Discussion Overview
The discussion revolves around the properties of quadrilaterals, specifically focusing on whether the diagonals of various types of quadrilaterals bisect each other. Participants explore definitions and implications of bisection in the context of different quadrilateral shapes, including squares, rectangles, rhombuses, and trapezoids.
Discussion Character
- Conceptual clarification
- Debate/contested
- Mathematical reasoning
Main Points Raised
- One participant suggests that none of the given quadrilaterals have diagonals that do not bisect each other, proposing that irregular quadrilaterals may exhibit this property.
- Another participant clarifies the definition of bisection in geometry, indicating that it means to divide a line segment into two equal parts.
- A participant asserts that the correct answer to the original question is trapezoid, as the diagonals of squares, rectangles, and rhombuses (all parallelograms) always bisect each other.
- There is a discussion about the interpretation of the term "bisect," with some participants emphasizing the need for clarity on whether it refers to intersecting diagonals or specifically to equal division.

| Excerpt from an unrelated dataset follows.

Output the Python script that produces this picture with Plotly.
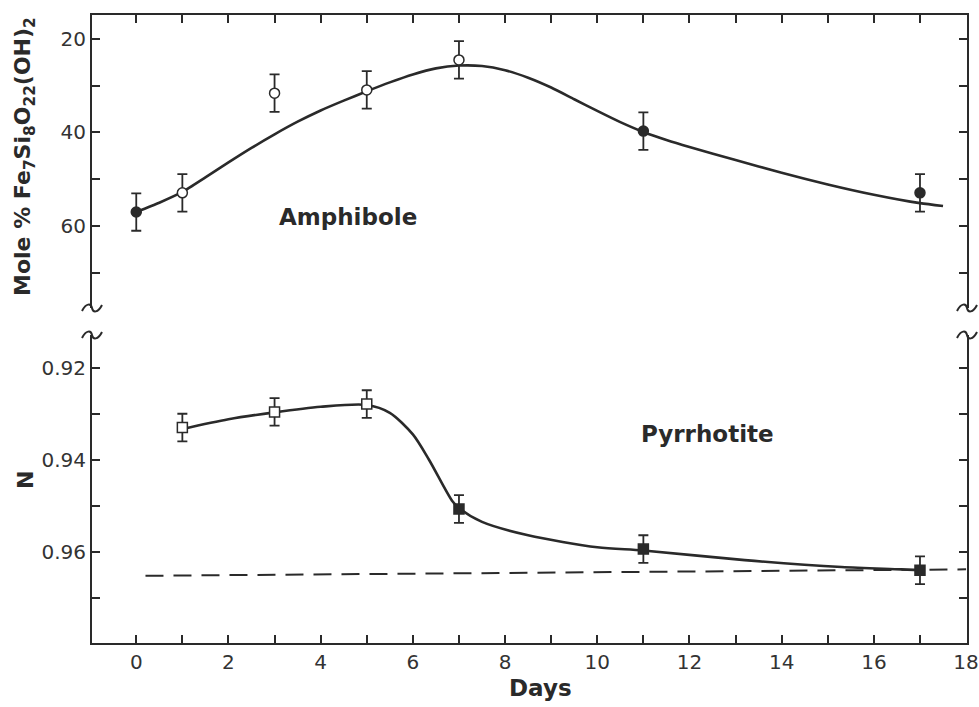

- One participant elaborates on the concept of bisection by providing a geometric example involving quadrilateral ABCD and its diagonals.

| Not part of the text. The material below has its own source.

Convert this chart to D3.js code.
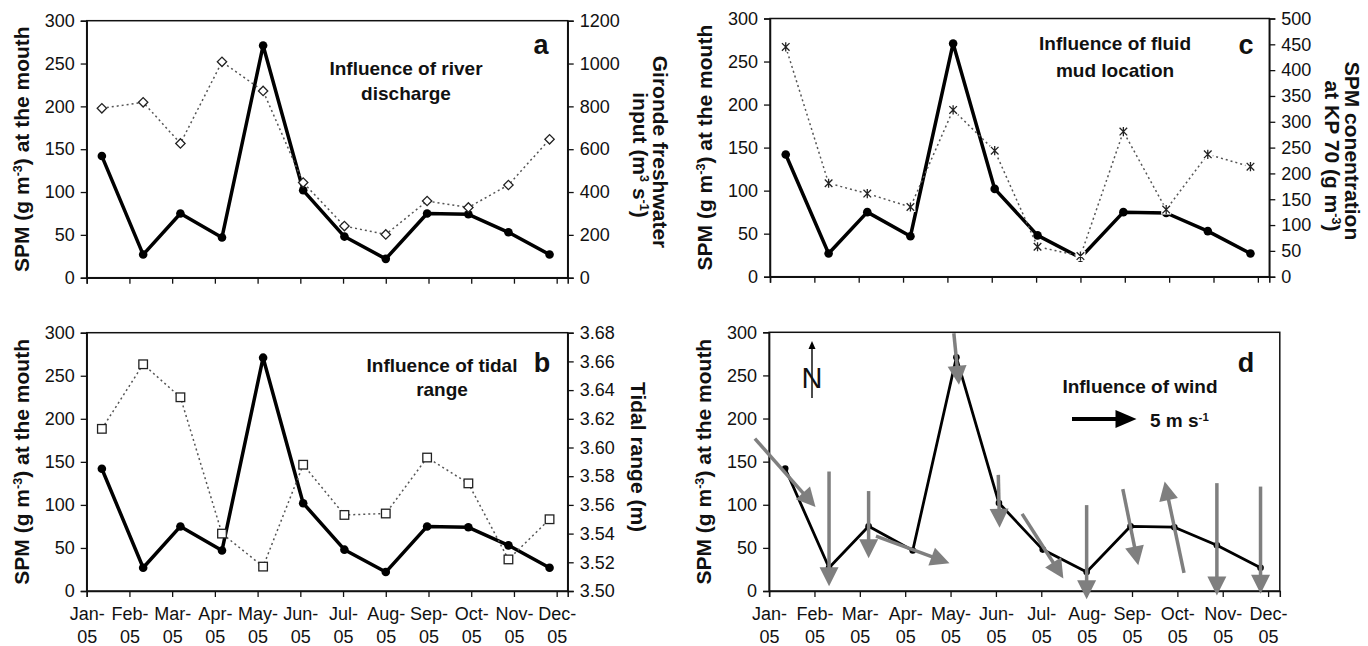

Areas of Agreement / Disagreement
Participants express differing views on the interpretation of the question regarding bisecting diagonals. There is no consensus on whether the answer is trapezoid or if none of the options are correct, as some participants focus on the definitions and implications of bisection.
Contextual Notes
There is ambiguity regarding the definitions and contexts in which "bisect" is used, leading to varying interpretations of the question. The discussion also highlights the distinction between convex and concave quadrilaterals in relation to diagonal properties.